Monday, April 16, 2007

REVIEW: Joanna Newsom (The Olympia, Dublin)

If you should be judged by your heroes, Joanna Newsom's shout outs to Beach Boy's collaborator, Van Dyke Parks, and trad harpist, Derek Bell, only begin to suggest quite how enigmatic the Californian's music is.

Even when you know that Van Dyke Parks provided the orchestral arrangements for her latest album, Ys, and Chieftain Bell once gave her a harp lesson, you are only at the gates of the weird world of the smiling figure about to shake out her long, blonde ringlets and begin strumming her golden harp.

Her experimental folk songs seem to encompass - sometimes rather inscrutably - an almost Dylanesque plenitude. Like Bob, if it occurs to her that a song requires more than ten minutes to find its way home, she gives it enough rope.

And also like Dylan (who, of course, she sounds nothing like) she isn't prepared to waste the symphonic stretches on solos: there is clearly far too much to say to leave the air to the instruments. Almost constantly, her high, chirpy voice sows a long, shiny thread that tweets snatches of fairytale simplicity, before hopping along to mysterious philosophical speculation and apocalyptic soothsaying.

For the most part, the great swells of Newsom's music are as dense and rapid and full of pileup possibilities as the grid at a grand prix. The sweep of Emily seems to demand as much concentration to listen to as it does to play; even in moments of jollity, such as the cowboy zen of Inflammatory Writ, or the verbal prism of This Side of the Blue, there is always a sense of a duty to pay attention amid the striding complexity.

Her current touring show strips away the orchestral backing that helped her concerts late last year make such a big splash. For this tour, she will offer instead minute gilding touches from backing vocalist, violinist and sliding tambura player (i was behind him -- in Box No.1 -- and couldn't quite see: if this guy was in Horslips, I'd have said it was an electric bouzouki, but the guy from Pitchfork thinks tambura) Best of all, though, is the stripped down (and barefoot) percussion section - never, I'm guessing, has a bass drum played so exquisitely, nor turned into such a colourful, expressive instrument.

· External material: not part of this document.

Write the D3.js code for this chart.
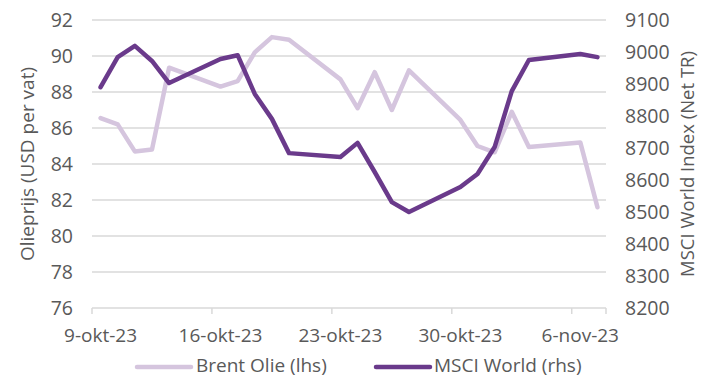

The songs are long and complex with tiny rhythmic variations turning up after endless stretches of rapid fire lyrics. The band are all good players versed in the dark art of sitting still and listening carefully for bar 137 where their 3 notes are required to decorate Jo's headlong storm of harp notes. (Classical training, I guess.)

The thing is that although this music is beautiful, demanding, sharp, funny, and as ambitiously conceived and played as anything in popular music, the gorgeousness of it all eventually becomes kind of exhausting. Who'd have thought that the woman who sings

Never get so attached to a poem,
you forget truth that lacks lyricism

would forget the value of the few flaws.

There is a throb of expectation accompanying Newsom now that must have surrounded Dylan by the mid-sixties. Having so pointedly raised the bar, who could resist asking: "but what now?" So sure are we that Newsom is saying something portentous, and saying it with fierce drive, that we're prepared to hang on a little longer to work out what exactly it is.

If I had to guess, I think it's something about starting all over again; not from the beginning, but from some point in the best future we can imagine. All rather American, in the end.